Poet History #8 - Derek Walcott

Derek Walcott 1930- Present
Written by Eileen T O'Neill
I have chosen to write about a poet who has written one of the most beautiful poems that I have ever read entitled, Love after Love.......

This poem was the epigraph in the novel The Time Traveller’s Wife, written by Audrey Niffenegger.

Love after Love

The time will come
when, with elation
you will greet yourself arriving
at your own door, in your own mirror,
and you will smile at the other’s welcome,

and say, sit here. Eat.
You will love again the stranger who was your self.
Give wine. Give bread. Give back your heart
to itself, to the stranger who has loved you

all your life, whom you ignored
for another, who knows you by heart.
Take down the love letters from the bookshelf,
the photographs, the desperate notes,
peel your own image from the mirror.
Sit.
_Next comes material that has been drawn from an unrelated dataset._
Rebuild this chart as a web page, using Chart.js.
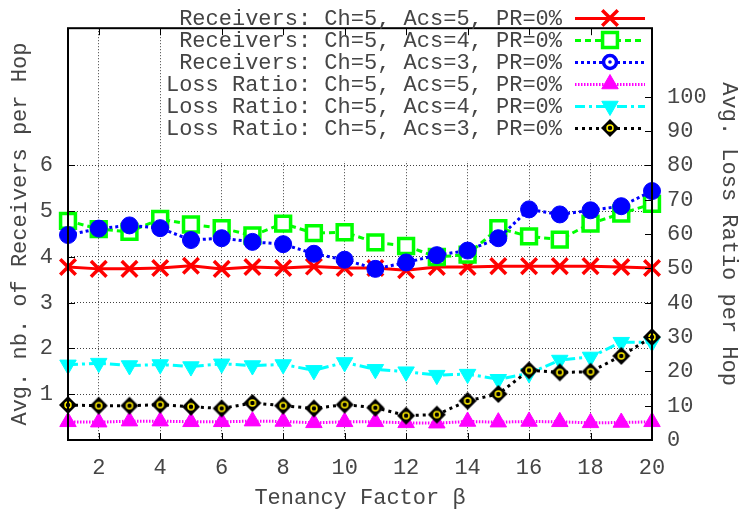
<!DOCTYPE html>
<html><head><meta charset="utf-8">
<script src="https://cdn.jsdelivr.net/npm/chart.js@4/dist/chart.umd.min.js"></script>
<style>html,body{margin:0;padding:0;background:#fff}#wrap{width:742px;height:516px}</style>
</head><body><div id="wrap"><canvas id="c" width="742" height="516"></canvas></div>
<script>
// ---- data ----
const tenancy = [1,2,3,4,5,6,7,8,9,10,11,12,13,14,15,16,17,18,19,20];
const xTickValues = [2,4,6,8,10,12,14,16,18,20];
const leftTickValues = [1,2,3,4,5,6];
const rightTickValues = [0,10,20,30,40,50,60,70,80,90,100];
const seriesNames = [
  'Receivers: Ch=5, Acs=5, PR=0%',
  'Receivers: Ch=5, Acs=4, PR=0%',
  'Receivers: Ch=5, Acs=3, PR=0%',
  'Loss Ratio: Ch=5, Acs=5, PR=0%',
  'Loss Ratio: Ch=5, Acs=4, PR=0%',
  'Loss Ratio: Ch=5, Acs=3, PR=0%'
];
const recvAcs5 = [3.78,3.74,3.74,3.76,3.81,3.74,3.78,3.76,3.79,3.76,3.76,3.71,3.78,3.78,3.80,3.80,3.80,3.80,3.78,3.76];
const recvAcs4 = [4.79,4.61,4.55,4.83,4.71,4.63,4.47,4.73,4.52,4.54,4.32,4.24,4.00,4.05,4.63,4.45,4.38,4.73,4.95,5.16];
const recvAcs3 = [4.48,4.62,4.69,4.63,4.37,4.41,4.33,4.28,4.07,3.94,3.74,3.88,4.04,4.14,4.41,5.04,4.93,5.02,5.11,5.44];
const lossAcs5 = [5.3,5.2,5.5,5.5,5.3,5.3,5.5,5.4,5.0,5.3,5.3,5.0,4.9,5.4,5.2,5.4,5.3,5.0,5.1,5.3];
const lossAcs4 = [21.9,22.4,21.7,22.0,21.4,22.2,21.7,22.0,20.3,22.6,20.6,19.9,18.9,19.2,17.7,19.4,23.3,24.2,28.5,28.5];
const lossAcs3 = [10.2,10.0,10.0,10.3,9.7,9.2,10.8,10.0,9.2,10.3,9.4,7.1,7.4,11.4,13.4,20.3,19.7,19.9,24.5,30.0];

// ---- styling ----
const FONT = '"Liberation Mono", "Courier New", monospace';
const FS = 22;
const TXT = '#454545';
Chart.defaults.font.family = FONT;
Chart.defaults.font.size = FS;
Chart.defaults.color = TXT;

function diamondMarker(){
  const c = document.createElement('canvas');
  c.width = 20; c.height = 20;
  const g = c.getContext('2d');
  g.fillStyle = '#000';
  g.beginPath(); g.moveTo(10,1); g.lineTo(19,10); g.lineTo(10,19); g.lineTo(1,10); g.closePath(); g.fill();
  g.strokeStyle = '#ffee00'; g.lineWidth = 1.5;
  g.beginPath(); g.arc(10,10,3,0,Math.PI*2); g.stroke();
  return c;
}
const diamond = diamondMarker();

const pts = arr => tenancy.map((x,i)=>({x:x, y:arr[i]}));
const base = {fill:false, tension:0, clip:false, borderWidth:3, borderCapStyle:'butt'};
const datasets = [
  Object.assign({}, base, {label:seriesNames[0], data:pts(recvAcs5), yAxisID:'y', borderColor:'#ff0000', backgroundColor:'#ff0000', pointStyle:'crossRot', pointRadius:11, pointBorderWidth:3.5, order:5}),
  Object.assign({}, base, {label:seriesNames[1], data:pts(recvAcs4), yAxisID:'y', borderColor:'#00ff00', backgroundColor:'#ffffff', pointBackgroundColor:'#ffffff', pointStyle:'rect', pointRadius:10.5, pointBorderWidth:3.5, borderDash:[6,4], order:4}),
  Object.assign({}, base, {label:seriesNames[2], data:pts(recvAcs3), yAxisID:'y', borderColor:'#0000ff', backgroundColor:'#0000ff', pointStyle:'circle', pointRadius:8.5, pointBorderWidth:1, borderDash:[3,3], order:3}),
  Object.assign({}, base, {label:seriesNames[3], data:pts(lossAcs5), yAxisID:'y1', borderColor:'#ff00ff', backgroundColor:'#ff00ff', pointStyle:'triangle', pointRadius:9.5, pointBorderWidth:1, borderDash:[1.5,1.5], order:2}),
  Object.assign({}, base, {label:seriesNames[4], data:pts(lossAcs4), yAxisID:'y1', borderColor:'#00ffff', backgroundColor:'#00ffff', pointStyle:'triangle', pointRotation:180, pointRadius:9.5, pointBorderWidth:1, borderDash:[10,4,3,4], order:1}),
  Object.assign({}, base, {label:seriesNames[5], data:pts(lossAcs3), yAxisID:'y1', borderColor:'#000000', backgroundColor:'#000000', pointStyle:diamond, pointRadius:9, borderDash:[3,4], order:0})
];

const GRID = 'rgba(0,0,0,0.75)';
const LEG_TEXT_RIGHT = 562, LEG_LINE_L = 575, LEG_LINE_R = 645, LEG_MARK_X = 610, LEG_Y0 = 18, LEG_DY = 22;

const framePlugin = {
  id:'frame',
  beforeDatasetsDraw(chart){
    const {ctx, chartArea:a} = chart;
    ctx.save();
    ctx.fillStyle = '#fff';
    ctx.fillRect(163, a.top + 1, a.right - 164, 132);
    ctx.restore();
  },
  afterDatasetsDraw(chart){
    const {ctx, chartArea:a, scales} = chart;
    ctx.save();
    // border
    ctx.strokeStyle = '#000'; ctx.lineWidth = 2; ctx.setLineDash([]);
    ctx.strokeRect(a.left, a.top, a.right - a.left, a.bottom - a.top);
    // inward tick marks
    ctx.lineWidth = 1;
    ctx.beginPath();
    xTickValues.forEach(v=>{
      const px = Math.round(scales.x.getPixelForValue(v)) + 0.5;
      ctx.moveTo(px, a.bottom); ctx.lineTo(px, a.bottom - 7);
      ctx.moveTo(px, a.top); ctx.lineTo(px, a.top + 7);
    });
    leftTickValues.forEach(v=>{
      const py = Math.round(scales.y.getPixelForValue(v)) + 0.5;
      ctx.moveTo(a.left, py); ctx.lineTo(a.left + 7, py);
    });
    rightTickValues.forEach(v=>{
      const py = Math.round(scales.y1.getPixelForValue(v)) + 0.5;
      ctx.moveTo(a.right, py); ctx.lineTo(a.right - 7, py);
    });
    ctx.stroke();
    // legend
    ctx.font = FS + 'px ' + FONT;
    ctx.textAlign = 'right'; ctx.textBaseline = 'middle';
    chart.data.datasets.forEach((ds, i)=>{
      const y = LEG_Y0 + i * LEG_DY;
      ctx.fillStyle = TXT;
      ctx.fillText(ds.label, LEG_TEXT_RIGHT, y + 1);
      ctx.strokeStyle = ds.borderColor; ctx.lineWidth = ds.borderWidth;
      ctx.lineCap = 'butt';
      ctx.setLineDash(ds.borderDash || []);
      ctx.beginPath(); ctx.moveTo(LEG_LINE_L, y + 0.5); ctx.lineTo(LEG_LINE_R, y + 0.5); ctx.stroke();
      ctx.setLineDash([]);
      if (i === 2) {
        ctx.fillStyle = '#fff'; ctx.strokeStyle = ds.borderColor; ctx.lineWidth = 3.5;
        ctx.beginPath(); ctx.arc(LEG_MARK_X, y, 6.5, 0, Math.PI*2); ctx.fill(); ctx.stroke();
        ctx.fillStyle = ds.borderColor;
        ctx.beginPath(); ctx.arc(LEG_MARK_X, y, 1.8, 0, Math.PI*2); ctx.fill();
      } else {
        ctx.fillStyle = ds.pointBackgroundColor || ds.backgroundColor;
        ctx.strokeStyle = ds.borderColor;
        ctx.lineWidth = ds.pointBorderWidth || 1;
        Chart.helpers.drawPoint(ctx, {pointStyle: ds.pointStyle, radius: ds.pointRadius, rotation: ds.pointRotation || 0, borderWidth: ds.pointBorderWidth || 1}, LEG_MARK_X, y);
      }
    });
    ctx.restore();
  }
};

new Chart(document.getElementById('c'), {
  type:'line',
  data:{datasets:datasets},
  plugins:[framePlugin],
  options:{
    responsive:false, animation:false, devicePixelRatio:1,
    layout:{padding:{top:7,left:0,right:0,bottom:0}},
    plugins:{legend:{display:false}, tooltip:{enabled:false}},
    scales:{
      x:{
        type:'linear', position:'bottom', min:1, max:20,
        afterBuildTicks: s => { s.ticks = xTickValues.map(v=>({value:v})); },
        afterFit: s => { s.height = 76; },
        grid:{drawTicks:false, color: c => (c.tick && c.tick.value < 20) ? GRID : 'rgba(0,0,0,0)', lineWidth:1},
        border:{display:false, dash:[1,2]},
        ticks:{padding:15, autoSkip:false, maxRotation:0, color:TXT},
        title:{display:true, text:'Tenancy Factor β', color:TXT, padding:{top:0,bottom:5}}
      },
      y:{
        type:'linear', position:'left', min:0, max:9,
        afterBuildTicks: s => { s.ticks = [0,1,2,3,4,5,6,7,8,9].map(v=>({value:v})); },
        afterFit: s => { s.width = 68; },
        grid:{drawTicks:false, color: c => (c.tick && c.tick.value >= 1 && c.tick.value <= 6) ? GRID : 'rgba(0,0,0,0)', lineWidth:1},
        border:{display:false, dash:[1,2]},
        ticks:{padding:15, autoSkip:false, color:TXT, callback: v => leftTickValues.includes(v) ? String(v) : ''},
        title:{display:true, text:'Avg. nb. of Receivers per Hop', color:TXT, padding:{top:7,bottom:0}}
      },
      y1:{
        type:'linear', position:'right', min:0, max:120,
        afterBuildTicks: s => { s.ticks = [0,10,20,30,40,50,60,70,80,90,100,110,120].map(v=>({value:v})); },
        afterFit: s => { s.width = 90; },
        grid:{display:false, drawTicks:false},
        border:{display:false},
        ticks:{padding:15, autoSkip:false, color:TXT, callback: v => rightTickValues.includes(v) ? String(v) : ''},
        title:{display:true, text:'Avg. Loss Ratio per Hop', color:TXT, padding:{top:0,bottom:0}}
      }
    }
  }
});
</script>
</body></html>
Feast on your life.

Copyright Derek Walcott

Derek Walcott was born in St Castries, St Lucia on 23rd January 1930. St Lucia, a tiny island in the eastern Caribbean, was at that time an outpost of the British Empire. At the age of fourteen years, he had his first poem published in the local newspaper, The Voice of St Lucia, on August 2nd 1944. It consisted of forty four lines of Miltonic-Wordsworthian blank verse.